* _Objective_: Copy the listing below in full and skip every picture.
>> start Supplied material
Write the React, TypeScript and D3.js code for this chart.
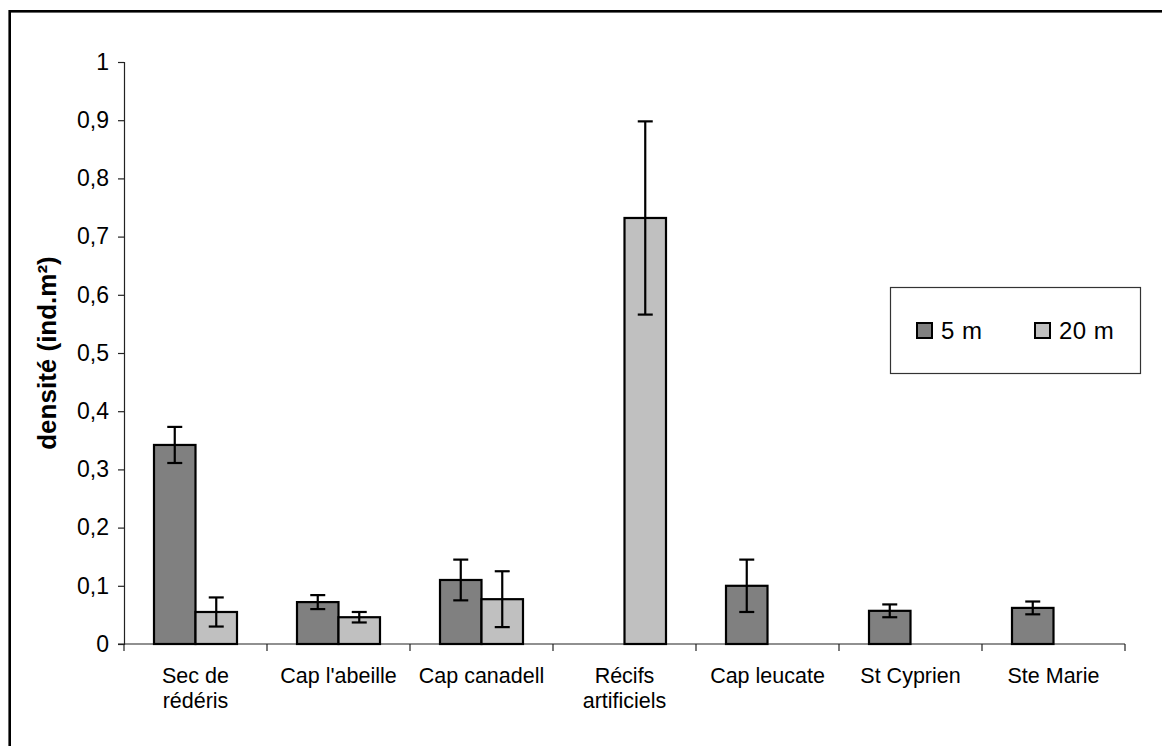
import * as d3 from 'd3';
import React, { useEffect, useRef } from 'react';

const categories = ['Sec de|rédéris', "Cap l'abeille", 'Cap canadell', 'Récifs|artificiels', 'Cap leucate', 'St Cyprien', 'Ste Marie'];
const seriesNames = ['5 m', '20 m'];
const seriesColors = ['#808080', '#c0c0c0'];
const values5m: (number | null)[] = [0.342, 0.072, 0.11, null, 0.1, 0.057, 0.062];
const errors5m: (number | null)[] = [0.031, 0.012, 0.035, null, 0.045, 0.011, 0.011];
const values20m: (number | null)[] = [0.055, 0.046, 0.077, 0.732, null, null, null];
const errors20m: (number | null)[] = [0.025, 0.009, 0.048, 0.166, null, null, null];
const yTicks = [0, 0.1, 0.2, 0.3, 0.4, 0.5, 0.6, 0.7, 0.8, 0.9, 1];

const FONT = 'Arial, "Liberation Sans", sans-serif';

export default function App() {
    const ref = useRef<SVGSVGElement>(null);
    const width = 1162;
    const height = 746;
    const left = 124;
    const right = 1125;
    const top = 62;
    const bottom = 644;

    useEffect(() => {
        const svg = d3.select(ref.current);
        svg.selectAll('*').remove();

        // outer frame (runs off the page at right/bottom)
        svg.append('rect')
            .attr('x', 9.7).attr('y', 11.3)
            .attr('width', 1400).attr('height', 1000)
            .attr('fill', 'white').attr('stroke', 'black').attr('stroke-width', 2.6);

        const x = d3.scaleBand().domain(categories).range([left, right]).padding(0);
        const xs = d3.scaleBand().domain(seriesNames).range([0, x.bandwidth()]).paddingInner(0).paddingOuter(0.723);
        const y = d3.scaleLinear().domain([0, 1]).range([bottom, top]);

        const g = svg.append('g');

        // y axis
        const yAxis = d3.axisLeft(y).tickValues(yTicks).tickSize(6).tickPadding(9)
            .tickFormat((d) => d3.format('.1~f')(d as number).replace('.', ','));
        const ya = g.append('g').attr('transform', `translate(${left},0)`).call(yAxis);
        ya.select('.domain').attr('stroke', '#222').attr('stroke-width', 1.2);
        ya.selectAll('.tick line').attr('stroke', '#222').attr('stroke-width', 1.2);
        ya.selectAll('.tick text').attr('font-family', FONT).attr('font-size', 23).attr('fill', 'black');

        // x axis
        const xa = g.append('g').attr('transform', `translate(0,${bottom})`);
        xa.append('line').attr('x1', left - 6).attr('x2', right).attr('stroke', '#222').attr('stroke-width', 1.2);
        const edges = categories.map((c) => x(c)!).concat([right]);
        xa.selectAll('.xt').data(edges).join('line').attr('class', 'xt')
            .attr('x1', (d) => d).attr('x2', (d) => d).attr('y1', 0).attr('y2', 7)
            .attr('stroke', '#222').attr('stroke-width', 1.2);
        const labels = xa.selectAll('.xl').data(categories).join('text').attr('class', 'xl')
            .attr('text-anchor', 'middle').attr('font-family', FONT).attr('font-size', 21.5);
        labels.each(function (d) {
            const t = d3.select(this);
            d.split('|').forEach((line, i) => {
                t.append('tspan').attr('x', x(d)! + x.bandwidth() / 2).attr('y', 39 + i * 25).text(line);
            });
        });

        // bars
        const series = [
            { name: seriesNames[0], vals: values5m, errs: errors5m, color: seriesColors[0] },
            { name: seriesNames[1], vals: values20m, errs: errors20m, color: seriesColors[1] },
        ];
        series.forEach((s) => {
            const data = categories.map((c, i) => ({ c, v: s.vals[i], e: s.errs[i] })).filter((d) => d.v !== null);
            g.selectAll(`.bar-${s.name.replace(' ', '')}`).data(data).join('rect')
                .attr('x', (d) => x(d.c)! + xs(s.name)!)
                .attr('y', (d) => y(d.v!))
                .attr('width', xs.bandwidth())
                .attr('height', (d) => bottom - y(d.v!))
                .attr('fill', s.color).attr('stroke', 'black').attr('stroke-width', 2.2);
            const eb = g.selectAll(`.err-${s.name.replace(' ', '')}`).data(data.filter((d) => d.e !== null)).join('g');
            const cx = (d: any) => x(d.c)! + xs(s.name)! + xs.bandwidth() / 2;
            eb.append('line').attr('x1', cx).attr('x2', cx)
                .attr('y1', (d) => y(d.v! + d.e!)).attr('y2', (d) => y(d.v! - d.e!))
                .attr('stroke', 'black').attr('stroke-width', 2.2);
            [1, -1].forEach((sg) => {
                eb.append('line').attr('x1', (d) => cx(d) - 7.5).attr('x2', (d) => cx(d) + 7.5)
                    .attr('y1', (d) => y(d.v! + sg * d.e!)).attr('y2', (d) => y(d.v! + sg * d.e!))
                    .attr('stroke', 'black').attr('stroke-width', 2.2);
            });
        });

        // y title
        svg.append('text')
            .attr('transform', `translate(56,${(top + bottom) / 2}) rotate(-90)`)
            .attr('text-anchor', 'middle').attr('font-family', FONT).attr('font-size', 26).attr('font-weight', 'bold')
            .text('densité (ind.m²)');

        // legend
        const lg = svg.append('g');
        lg.append('rect').attr('x', 890.5).attr('y', 287.5).attr('width', 250).attr('height', 86)
            .attr('fill', 'white').attr('stroke', '#333').attr('stroke-width', 1.2);
        const items = [
            { name: seriesNames[0], color: seriesColors[0], x: 917 },
            { name: seriesNames[1], color: seriesColors[1], x: 1035 },
        ];
        items.forEach((it) => {
            lg.append('rect').attr('x', it.x).attr('y', 323).attr('width', 15).attr('height', 15)
                .attr('fill', it.color).attr('stroke', 'black').attr('stroke-width', 2);
            lg.append('text').attr('x', it.x + 24).attr('y', 339).attr('font-family', FONT).attr('font-size', 24)
                .attr('letter-spacing', 0.5).text(it.name);
        });
    }, []);

    return (
        <div>
            <style>{'body{margin:0}'}</style>
            <svg ref={ref} width={width} height={height} style={{ display: 'block' }}></svg>
        </div>
    );
}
>> end Supplied material
* _The output_:
Write the React, TypeScript and D3.js code for this chart.
import * as d3 from 'd3';
import React, { useEffect, useRef } from 'react';

const categories = ['Sec de|rédéris', "Cap l'abeille", 'Cap canadell', 'Récifs|artificiels', 'Cap leucate', 'St Cyprien', 'Ste Marie'];
const seriesNames = ['5 m', '20 m'];
const seriesColors = ['#808080', '#c0c0c0'];
const values5m: (number | null)[] = [0.342, 0.072, 0.11, null, 0.1, 0.057, 0.062];
const errors5m: (number | null)[] = [0.031, 0.012, 0.035, null, 0.045, 0.011, 0.011];
const values20m: (number | null)[] = [0.055, 0.046, 0.077, 0.732, null, null, null];
const errors20m: (number | null)[] = [0.025, 0.009, 0.048, 0.166, null, null, null];
const yTicks = [0, 0.1, 0.2, 0.3, 0.4, 0.5, 0.6, 0.7, 0.8, 0.9, 1];

const FONT = 'Arial, "Liberation Sans", sans-serif';

export default function App() {
    const ref = useRef<SVGSVGElement>(null);
    const width = 1162;
    const height = 746;
    const left = 124;
    const right = 1125;
    const top = 62;
    const bottom = 644;

    useEffect(() => {
        const svg = d3.select(ref.current);
        svg.selectAll('*').remove();

        // outer frame (runs off the page at right/bottom)
        svg.append('rect')
            .attr('x', 9.7).attr('y', 11.3)
            .attr('width', 1400).attr('height', 1000)
            .attr('fill', 'white').attr('stroke', 'black').attr('stroke-width', 2.6);

        const x = d3.scaleBand().domain(categories).range([left, right]).padding(0);
        const xs = d3.scaleBand().domain(seriesNames).range([0, x.bandwidth()]).paddingInner(0).paddingOuter(0.723);
        const y = d3.scaleLinear().domain([0, 1]).range([bottom, top]);

        const g = svg.append('g');

        // y axis
        const yAxis = d3.axisLeft(y).tickValues(yTicks).tickSize(6).tickPadding(9)
            .tickFormat((d) => d3.format('.1~f')(d as number).replace('.', ','));
        const ya = g.append('g').attr('transform', `translate(${left},0)`).call(yAxis);
        ya.select('.domain').attr('stroke', '#222').attr('stroke-width', 1.2);
        ya.selectAll('.tick line').attr('stroke', '#222').attr('stroke-width', 1.2);
        ya.selectAll('.tick text').attr('font-family', FONT).attr('font-size', 23).attr('fill', 'black');

        // x axis
        const xa = g.append('g').attr('transform', `translate(0,${bottom})`);
        xa.append('line').attr('x1', left - 6).attr('x2', right).attr('stroke', '#222').attr('stroke-width', 1.2);
        const edges = categories.map((c) => x(c)!).concat([right]);
        xa.selectAll('.xt').data(edges).join('line').attr('class', 'xt')
            .attr('x1', (d) => d).attr('x2', (d) => d).attr('y1', 0).attr('y2', 7)
            .attr('stroke', '#222').attr('stroke-width', 1.2);
        const labels = xa.selectAll('.xl').data(categories).join('text').attr('class', 'xl')
            .attr('text-anchor', 'middle').attr('font-family', FONT).attr('font-size', 21.5);
        labels.each(function (d) {
            const t = d3.select(this);
            d.split('|').forEach((line, i) => {
                t.append('tspan').attr('x', x(d)! + x.bandwidth() / 2).attr('y', 39 + i * 25).text(line);
            });
        });

        // bars
        const series = [
            { name: seriesNames[0], vals: values5m, errs: errors5m, color: seriesColors[0] },
            { name: seriesNames[1], vals: values20m, errs: errors20m, color: seriesColors[1] },
        ];
        series.forEach((s) => {
            const data = categories.map((c, i) => ({ c, v: s.vals[i], e: s.errs[i] })).filter((d) => d.v !== null);
            g.selectAll(`.bar-${s.name.replace(' ', '')}`).data(data).join('rect')
                .attr('x', (d) => x(d.c)! + xs(s.name)!)
                .attr('y', (d) => y(d.v!))
                .attr('width', xs.bandwidth())
                .attr('height', (d) => bottom - y(d.v!))
                .attr('fill', s.color).attr('stroke', 'black').attr('stroke-width', 2.2);
            const eb = g.selectAll(`.err-${s.name.replace(' ', '')}`).data(data.filter((d) => d.e !== null)).join('g');
            const cx = (d: any) => x(d.c)! + xs(s.name)! + xs.bandwidth() / 2;
            eb.append('line').attr('x1', cx).attr('x2', cx)
                .attr('y1', (d) => y(d.v! + d.e!)).attr('y2', (d) => y(d.v! - d.e!))
                .attr('stroke', 'black').attr('stroke-width', 2.2);
            [1, -1].forEach((sg) => {
                eb.append('line').attr('x1', (d) => cx(d) - 7.5).attr('x2', (d) => cx(d) + 7.5)
                    .attr('y1', (d) => y(d.v! + sg * d.e!)).attr('y2', (d) => y(d.v! + sg * d.e!))
                    .attr('stroke', 'black').attr('stroke-width', 2.2);
            });
        });

        // y title
        svg.append('text')
            .attr('transform', `translate(56,${(top + bottom) / 2}) rotate(-90)`)
            .attr('text-anchor', 'middle').attr('font-family', FONT).attr('font-size', 26).attr('font-weight', 'bold')
            .text('densité (ind.m²)');

        // legend
        const lg = svg.append('g');
        lg.append('rect').attr('x', 890.5).attr('y', 287.5).attr('width', 250).attr('height', 86)
            .attr('fill', 'white').attr('stroke', '#333').attr('stroke-width', 1.2);
        const items = [
            { name: seriesNames[0], color: seriesColors[0], x: 917 },
            { name: seriesNames[1], color: seriesColors[1], x: 1035 },
        ];
        items.forEach((it) => {
            lg.append('rect').attr('x', it.x).attr('y', 323).attr('width', 15).attr('height', 15)
                .attr('fill', it.color).attr('stroke', 'black').attr('stroke-width', 2);
            lg.append('text').attr('x', it.x + 24).attr('y', 339).attr('font-family', FONT).attr('font-size', 24)
                .attr('letter-spacing', 0.5).text(it.name);
        });
    }, []);

    return (
        <div>
            <style>{'body{margin:0}'}</style>
            <svg ref={ref} width={width} height={height} style={{ display: 'block' }}></svg>
        </div>
    );
}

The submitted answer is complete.